[Plotting code records]
======

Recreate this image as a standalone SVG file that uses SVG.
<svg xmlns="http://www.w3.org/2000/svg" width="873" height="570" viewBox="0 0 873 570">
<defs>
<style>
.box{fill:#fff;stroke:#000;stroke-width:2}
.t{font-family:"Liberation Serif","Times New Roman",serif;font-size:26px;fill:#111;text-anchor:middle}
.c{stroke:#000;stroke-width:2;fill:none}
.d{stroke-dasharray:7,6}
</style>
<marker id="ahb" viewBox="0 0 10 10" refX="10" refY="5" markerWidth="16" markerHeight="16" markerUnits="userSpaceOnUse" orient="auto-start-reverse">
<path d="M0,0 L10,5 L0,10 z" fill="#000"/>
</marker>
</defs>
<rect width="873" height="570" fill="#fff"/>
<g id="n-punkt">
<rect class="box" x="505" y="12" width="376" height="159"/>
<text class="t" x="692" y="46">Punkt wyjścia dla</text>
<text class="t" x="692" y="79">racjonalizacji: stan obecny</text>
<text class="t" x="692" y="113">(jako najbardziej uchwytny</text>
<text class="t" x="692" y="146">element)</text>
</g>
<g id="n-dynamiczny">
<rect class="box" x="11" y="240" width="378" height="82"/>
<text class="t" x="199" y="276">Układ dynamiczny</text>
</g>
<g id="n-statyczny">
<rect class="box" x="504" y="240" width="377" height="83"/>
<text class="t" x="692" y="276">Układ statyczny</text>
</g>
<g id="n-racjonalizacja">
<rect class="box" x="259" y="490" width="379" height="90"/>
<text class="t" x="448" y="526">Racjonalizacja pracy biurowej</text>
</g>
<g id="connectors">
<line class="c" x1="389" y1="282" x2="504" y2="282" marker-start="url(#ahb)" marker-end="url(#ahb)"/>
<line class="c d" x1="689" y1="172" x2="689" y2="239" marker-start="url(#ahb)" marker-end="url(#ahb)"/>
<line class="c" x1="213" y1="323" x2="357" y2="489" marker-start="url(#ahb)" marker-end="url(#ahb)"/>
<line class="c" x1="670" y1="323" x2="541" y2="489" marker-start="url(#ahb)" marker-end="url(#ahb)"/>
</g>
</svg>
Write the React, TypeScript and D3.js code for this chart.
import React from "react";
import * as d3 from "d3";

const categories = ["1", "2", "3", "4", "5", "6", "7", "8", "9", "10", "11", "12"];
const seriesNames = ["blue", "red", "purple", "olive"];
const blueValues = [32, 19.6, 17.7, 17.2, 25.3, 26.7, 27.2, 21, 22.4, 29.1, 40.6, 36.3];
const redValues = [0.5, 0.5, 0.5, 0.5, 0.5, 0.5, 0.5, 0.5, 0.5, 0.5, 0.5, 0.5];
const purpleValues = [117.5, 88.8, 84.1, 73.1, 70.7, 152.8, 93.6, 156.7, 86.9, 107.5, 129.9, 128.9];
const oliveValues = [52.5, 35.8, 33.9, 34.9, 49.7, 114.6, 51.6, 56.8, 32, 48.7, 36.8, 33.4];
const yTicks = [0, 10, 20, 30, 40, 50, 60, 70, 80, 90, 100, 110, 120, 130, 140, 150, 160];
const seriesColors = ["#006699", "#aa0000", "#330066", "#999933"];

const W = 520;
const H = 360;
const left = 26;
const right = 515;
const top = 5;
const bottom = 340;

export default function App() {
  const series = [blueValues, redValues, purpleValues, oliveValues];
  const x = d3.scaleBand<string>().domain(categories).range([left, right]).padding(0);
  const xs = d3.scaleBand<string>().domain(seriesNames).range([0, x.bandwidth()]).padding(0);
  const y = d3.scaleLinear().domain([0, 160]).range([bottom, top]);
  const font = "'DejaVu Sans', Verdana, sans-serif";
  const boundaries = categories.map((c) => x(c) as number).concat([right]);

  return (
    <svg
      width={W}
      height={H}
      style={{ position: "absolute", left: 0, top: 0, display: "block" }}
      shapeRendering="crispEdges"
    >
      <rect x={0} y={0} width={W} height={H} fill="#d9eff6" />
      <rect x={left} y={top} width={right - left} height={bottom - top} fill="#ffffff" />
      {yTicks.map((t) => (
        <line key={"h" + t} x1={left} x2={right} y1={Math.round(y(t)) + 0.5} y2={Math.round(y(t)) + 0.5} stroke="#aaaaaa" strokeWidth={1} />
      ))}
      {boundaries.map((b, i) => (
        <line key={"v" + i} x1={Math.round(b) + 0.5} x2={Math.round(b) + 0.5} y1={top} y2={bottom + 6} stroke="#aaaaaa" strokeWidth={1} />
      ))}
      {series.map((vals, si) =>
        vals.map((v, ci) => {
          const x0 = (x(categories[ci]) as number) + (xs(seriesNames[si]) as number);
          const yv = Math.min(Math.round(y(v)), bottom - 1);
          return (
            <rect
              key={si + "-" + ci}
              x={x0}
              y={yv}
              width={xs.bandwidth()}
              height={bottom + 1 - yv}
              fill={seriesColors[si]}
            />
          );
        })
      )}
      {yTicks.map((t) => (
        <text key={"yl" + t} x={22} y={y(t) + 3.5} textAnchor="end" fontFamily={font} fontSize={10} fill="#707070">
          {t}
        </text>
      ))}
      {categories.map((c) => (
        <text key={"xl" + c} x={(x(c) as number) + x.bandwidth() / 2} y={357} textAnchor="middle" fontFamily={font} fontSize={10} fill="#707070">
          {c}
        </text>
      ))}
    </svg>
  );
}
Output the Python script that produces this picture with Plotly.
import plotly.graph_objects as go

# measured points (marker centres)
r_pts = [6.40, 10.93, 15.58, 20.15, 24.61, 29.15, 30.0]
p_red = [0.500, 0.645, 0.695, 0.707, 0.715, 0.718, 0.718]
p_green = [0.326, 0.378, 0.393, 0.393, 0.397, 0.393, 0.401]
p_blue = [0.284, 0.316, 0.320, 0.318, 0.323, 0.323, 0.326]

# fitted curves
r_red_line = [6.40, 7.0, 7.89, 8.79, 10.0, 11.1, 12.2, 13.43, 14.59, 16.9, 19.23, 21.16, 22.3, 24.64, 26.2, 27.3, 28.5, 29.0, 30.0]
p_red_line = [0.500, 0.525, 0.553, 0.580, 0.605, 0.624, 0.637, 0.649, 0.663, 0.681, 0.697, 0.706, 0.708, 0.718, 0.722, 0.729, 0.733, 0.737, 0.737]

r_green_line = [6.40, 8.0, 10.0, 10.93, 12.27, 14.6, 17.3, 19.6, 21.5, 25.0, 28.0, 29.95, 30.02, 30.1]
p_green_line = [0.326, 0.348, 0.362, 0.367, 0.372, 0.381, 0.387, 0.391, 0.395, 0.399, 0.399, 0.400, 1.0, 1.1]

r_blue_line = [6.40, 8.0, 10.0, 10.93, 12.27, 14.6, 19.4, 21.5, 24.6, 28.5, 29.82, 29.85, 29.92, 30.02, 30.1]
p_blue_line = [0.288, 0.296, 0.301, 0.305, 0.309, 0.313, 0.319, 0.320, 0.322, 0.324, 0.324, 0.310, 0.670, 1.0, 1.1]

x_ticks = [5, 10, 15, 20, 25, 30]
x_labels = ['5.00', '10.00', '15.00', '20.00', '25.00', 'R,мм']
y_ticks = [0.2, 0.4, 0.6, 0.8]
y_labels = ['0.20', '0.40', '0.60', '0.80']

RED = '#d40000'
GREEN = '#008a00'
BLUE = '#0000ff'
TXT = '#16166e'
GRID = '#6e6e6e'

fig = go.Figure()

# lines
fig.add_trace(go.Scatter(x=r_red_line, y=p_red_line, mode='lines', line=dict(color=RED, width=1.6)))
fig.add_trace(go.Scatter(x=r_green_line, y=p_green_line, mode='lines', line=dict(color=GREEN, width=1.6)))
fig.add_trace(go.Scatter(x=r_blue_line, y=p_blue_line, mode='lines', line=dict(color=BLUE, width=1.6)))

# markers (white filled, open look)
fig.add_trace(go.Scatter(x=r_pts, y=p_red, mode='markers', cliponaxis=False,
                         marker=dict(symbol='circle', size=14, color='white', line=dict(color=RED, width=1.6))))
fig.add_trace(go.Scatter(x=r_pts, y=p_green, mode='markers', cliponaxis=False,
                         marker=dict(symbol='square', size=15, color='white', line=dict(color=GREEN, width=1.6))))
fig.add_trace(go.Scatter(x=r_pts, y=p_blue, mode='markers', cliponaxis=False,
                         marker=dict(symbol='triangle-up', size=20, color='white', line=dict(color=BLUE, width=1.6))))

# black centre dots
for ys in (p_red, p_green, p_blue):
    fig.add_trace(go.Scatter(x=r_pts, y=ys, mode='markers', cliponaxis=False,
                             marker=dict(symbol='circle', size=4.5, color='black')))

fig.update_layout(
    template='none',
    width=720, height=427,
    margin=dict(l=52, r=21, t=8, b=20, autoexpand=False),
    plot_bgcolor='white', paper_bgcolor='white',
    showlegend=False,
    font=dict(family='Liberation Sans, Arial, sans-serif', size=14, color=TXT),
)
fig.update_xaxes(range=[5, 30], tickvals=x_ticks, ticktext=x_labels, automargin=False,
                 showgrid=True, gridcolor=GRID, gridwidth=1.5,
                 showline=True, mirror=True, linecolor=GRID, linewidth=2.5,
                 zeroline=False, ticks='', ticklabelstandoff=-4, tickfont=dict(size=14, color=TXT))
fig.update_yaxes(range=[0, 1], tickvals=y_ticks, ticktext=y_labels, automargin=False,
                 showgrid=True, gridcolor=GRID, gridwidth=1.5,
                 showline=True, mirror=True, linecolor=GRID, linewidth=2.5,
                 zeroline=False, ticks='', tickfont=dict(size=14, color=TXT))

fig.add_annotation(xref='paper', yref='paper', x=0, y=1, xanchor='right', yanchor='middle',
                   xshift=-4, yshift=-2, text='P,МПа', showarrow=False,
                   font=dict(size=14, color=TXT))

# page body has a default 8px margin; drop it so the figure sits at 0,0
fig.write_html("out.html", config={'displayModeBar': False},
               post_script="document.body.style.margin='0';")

======

Problem to solve:
Your task is to repeat exactly the lines from the one that contains "Output the Python" through the one that contains "mode='lines', line=dict(color=BLUE, width=1.6)))", with both end lines included.

Response:
Output the Python script that produces this picture with Plotly.
import plotly.graph_objects as go

# measured points (marker centres)
r_pts = [6.40, 10.93, 15.58, 20.15, 24.61, 29.15, 30.0]
p_red = [0.500, 0.645, 0.695, 0.707, 0.715, 0.718, 0.718]
p_green = [0.326, 0.378, 0.393, 0.393, 0.397, 0.393, 0.401]
p_blue = [0.284, 0.316, 0.320, 0.318, 0.323, 0.323, 0.326]

# fitted curves
r_red_line = [6.40, 7.0, 7.89, 8.79, 10.0, 11.1, 12.2, 13.43, 14.59, 16.9, 19.23, 21.16, 22.3, 24.64, 26.2, 27.3, 28.5, 29.0, 30.0]
p_red_line = [0.500, 0.525, 0.553, 0.580, 0.605, 0.624, 0.637, 0.649, 0.663, 0.681, 0.697, 0.706, 0.708, 0.718, 0.722, 0.729, 0.733, 0.737, 0.737]

r_green_line = [6.40, 8.0, 10.0, 10.93, 12.27, 14.6, 17.3, 19.6, 21.5, 25.0, 28.0, 29.95, 30.02, 30.1]
p_green_line = [0.326, 0.348, 0.362, 0.367, 0.372, 0.381, 0.387, 0.391, 0.395, 0.399, 0.399, 0.400, 1.0, 1.1]

r_blue_line = [6.40, 8.0, 10.0, 10.93, 12.27, 14.6, 19.4, 21.5, 24.6, 28.5, 29.82, 29.85, 29.92, 30.02, 30.1]
p_blue_line = [0.288, 0.296, 0.301, 0.305, 0.309, 0.313, 0.319, 0.320, 0.322, 0.324, 0.324, 0.310, 0.670, 1.0, 1.1]

x_ticks = [5, 10, 15, 20, 25, 30]
x_labels = ['5.00', '10.00', '15.00', '20.00', '25.00', 'R,мм']
y_ticks = [0.2, 0.4, 0.6, 0.8]
y_labels = ['0.20', '0.40', '0.60', '0.80']

RED = '#d40000'
GREEN = '#008a00'
BLUE = '#0000ff'
TXT = '#16166e'
GRID = '#6e6e6e'

fig = go.Figure()

# lines
fig.add_trace(go.Scatter(x=r_red_line, y=p_red_line, mode='lines', line=dict(color=RED, width=1.6)))
fig.add_trace(go.Scatter(x=r_green_line, y=p_green_line, mode='lines', line=dict(color=GREEN, width=1.6)))
fig.add_trace(go.Scatter(x=r_blue_line, y=p_blue_line, mode='lines', line=dict(color=BLUE, width=1.6)))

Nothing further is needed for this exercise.